Впервые мне посчастливилось увидеть ее с борта парусной шхуны «Te Vega» в 1989 году. «Земля!» – закричал впередсмотрящий, и мы увидели землю. Безлесную, гористую, дымящуюся гейзерами, меняющую погоду, как ветреная и любвеобильная женщина – привязанности. Красавицу!
Рейкьявик являл собой несколько игрушечный вид. В нем чувствуешь себя одновременно и Гулливером, и лилипутом. Смотришь на него словно сверху, поскольку он невелик и красив. Вполне можно охватить целиком трезвым взглядом. Но ты же и участник этой милой игрушечной жизни, и потому легко допустить, что кто-то смотрит на тебя сверху.
Дома аккуратны, опрятны и чисты. Запретов нет, но машины едут со скоростью 30 км в час и все разом останавливаются, едва тебе придет в голову по неосторожности сделать шаг в сторону мостовой.
Кажется, что в этом городе жители говорят шепотом. Но эти все жители непонятно где, поскольку город пуст.
– Что людей не видно? – спрашиваю я Снорри Гисласона, нашего поводыря и друга. Механика и матроса. Обязательного мужика и чрезвычайно ироничного типа.
– А который час?
– Три.
– А у вас в это время не работают?
Такое впечатление, что сейчас не три часа дня, а три белой ночи. По затуманенным улицам дойдем к городскому пруду, где плавают утки с утятами, гуси с гусятами и чайки. Темноволосая зеленоглазая девчонка в толстом свитере, хлопая огромными ресницами, мучает добродушного пса. Пес лениво и молча открывает пасть, словно желая куснуть. Потом, высовывая язык, лижет девчонку в курносый нос.
Эх, подождать немного, жениться на девчонке, усыновить пса и путешествовать бы со Снорри по этому фантастически красивому острову. Да некогда ждать…
Тогда, в прошлом веке, в первый короткий визит в Исландию некий советник посольства, весьма милый, повез нас по окрестностям города, и мы заблудились. Якобы. Остановив машину у скромного дома, он сказал:
– Пойди спроси дорогу у хозяев.
Я пошел. Позвонил в дверь. Вышла женщина средних лет, которая долго и тщательно объясняла, куда надо ехать.

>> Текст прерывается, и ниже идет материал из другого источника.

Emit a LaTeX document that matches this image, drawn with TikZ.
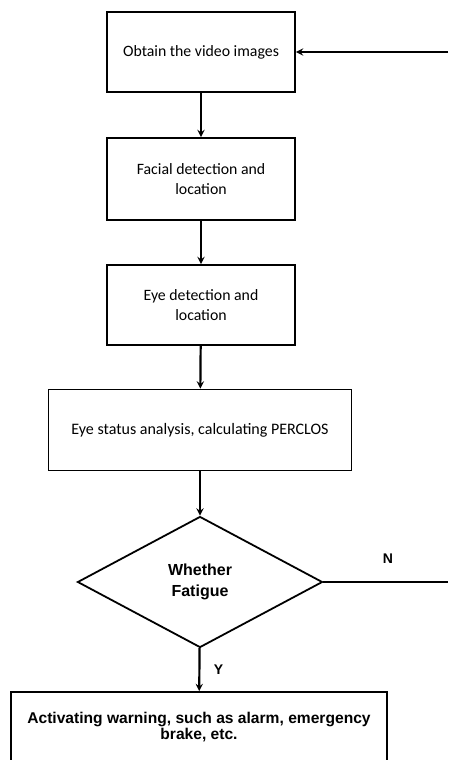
\documentclass[tikz,border=0pt]{standalone}
\usepackage{fontspec}
\setmainfont{Carlito}
\newfontfamily\headfont{Liberation Sans}
\usetikzlibrary{shapes.geometric}

\tikzset{
    stagebox/.style={draw, line width=1.8pt, align=center, inner sep=2pt,
        font=\fontsize{15.8}{20}\selectfont},
    decision/.style={draw, diamond, line width=1.8pt, align=center, inner sep=0pt,
        font=\headfont\bfseries\fontsize{16}{21}\selectfont},
    flow/.style={->, line width=2.2pt},
}

\begin{document}
\begin{tikzpicture}[x=1pt, y=-1pt, >=stealth]
        \clip (0,0) rectangle (448,760);

        \node[stagebox, minimum width=188, minimum height=80] (obtain) at (201, 52)
            {Obtain the video images};
        \node[stagebox, minimum width=188, minimum height=82] (facial) at (201,179)
            {Facial detection and\\location};
        \node[stagebox, minimum width=188, minimum height=80] (eyes)   at (201,305)
            {Eye detection and\\location};
        \node[stagebox, minimum width=303, minimum height=81,
              font=\fontsize{16}{18}\selectfont] (perclos) at (200,430)
            {Eye status analysis, calculating PERCLOS};
        \node[decision, minimum width=245, minimum height=131] (fatigue) at (200,582)
            {Whether\\Fatigue};
        \node[stagebox, minimum width=376, minimum height=70,
              font=\headfont\bfseries\fontsize{15.6}{16}\selectfont] (warn) at (199,727)
            {Activating warning, such as alarm, emergency\\brake, etc.};

        \coordinate (backN) at (448,582);
        \coordinate (backT) at (448, 52);

        \draw[flow] (obtain)  -- (facial);
        \draw[flow] (facial)  -- (eyes);
        \draw[flow] (eyes)    -- (perclos);
        \draw[flow] (perclos) -- (fatigue);
        \draw[flow] (fatigue) -- node[right=10pt, font=\headfont\bfseries\fontsize{14}{15}\selectfont] (yes) {Y} (warn);

        \draw[line width=1.8pt] (fatigue.east) -- (backN);
        \draw[flow] (backT) -- (obtain.east);

        \node[font=\headfont\bfseries\fontsize{14}{15}\selectfont] (no) at (388,559) {N};
    \end{tikzpicture}
\end{document}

– Ну вот, – сказал посольский лукавый тип, – теперь ты пообщался с премьер-министром Исландии.
Что за чудесная страна.
Кружка пива стоит три доллара, исландская селедка ничем не вкуснее той, что мы можем купить в Москве; военно-морские силы состоят из нескольких (до четырех) катеров, которые, впрочем, ввязались бесстрашно в тресковую войну за право охраны двухсотмильной зоны; армии нет; насыщение компьютерами выше, чем в США (на душу населения); у Полярного круга выращивают картошку; в одном из двух театров дают «Макбета» (при аншлагах), спиртное и пиво по выходным дням на вынос не дают; берегут землю пуще собственного дома, хранят культуру и уникальный древний язык и между делом гордятся самым старым в мире парламентом, куда сходились островитяне для решения вопросов существования нации много веков назад, и нобелевским лауреатом в области литературы.
Господи! Сохрани их. Они вдалеке и могут уцелеть. Они впитали историю и обрели знание, не войдя в противоречие с природой. Они ставят церкви там, где угодно Богу, а не там, где скапливаются люди. Да они там и не скапливаются…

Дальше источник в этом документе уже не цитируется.